Place a slice of bread on the clock, you’ll get toasted smell instead of roasted fiberglass smell
next up, using these to create a 7 segment LED display.
https://hackaday.com/2022/04/05/led-filaments-make-a-retro-clock-without-any-retro-parts/
https://hackaday.io/project/182655-led-filament-based-seven-segment-displays
https://hackaday.com/2018/08/01/old-led-light-bulbs-give-up-filaments-for-spider-web-clock/
Don’t forget this 144 x 7 segment LED clock: https://hackaday.com/2020/03/05/144-7-segment-displays-combine-to-form-a-mighty-clock/
Amazing coincidence that a couple of weeks AliExpress randomly presented these to me and bought a packet of 10 out of sheer curiosity.

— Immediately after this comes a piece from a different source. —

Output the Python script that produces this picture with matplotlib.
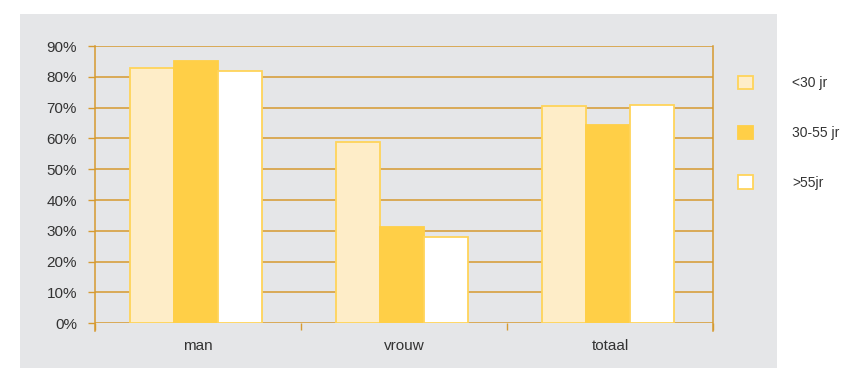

Of course up until now I had no idea what I might actually use them for! Nice one 👍
Shift registers? I use cheap (pennies each), tiny neopixel driver boards, without the LEDs, in projects where I want to control lots of little things with minimal wiring. Three addressable PWM outputs per board. A transistor or whatever can handle situations where you need more current (or a different voltage) than the driver chip can directly output. Versatile and easy to program. For example, for one project I wanted to fill a room with “fireflies”, so I found a bunch of tiny yellow-green LEDs and, using almost-invisible 32-gauge wire a few inches long, connected three to each of the little driver boards then interconnected them all with (somewhat-heavier) three-conductor wire. Then, I just dangled them around the room. In reduced light the wiring is virtually invisible, so the resulting effect is gorgeous. On my list of projects is to change the programming from random flashing for each LED to patterns that replicate those of various firefly species. Anyway, after watching this video and seeing all the effort that sjm4306 put into constructing the electronics, it seems to me that using the driver boards (which could be piggybacked onto a vastly-simpler clock PCB) would have significantly simplified the clock. Or, if you don’t mind soldering tiny stuff, use the driver chips bare (without their carrier boards) soldered directly onto the clock PCB. Since the whole thing would then need only a three-wire connection (power, ground, signal), the Arduino (or whatever) controller could be remote from the clock if desired, or just tacked onto it. I have buckets of these little driver boards, purchased by the thousands from the usual source, and the bare chips are, of course, also available for people with better vision and more patience than I have.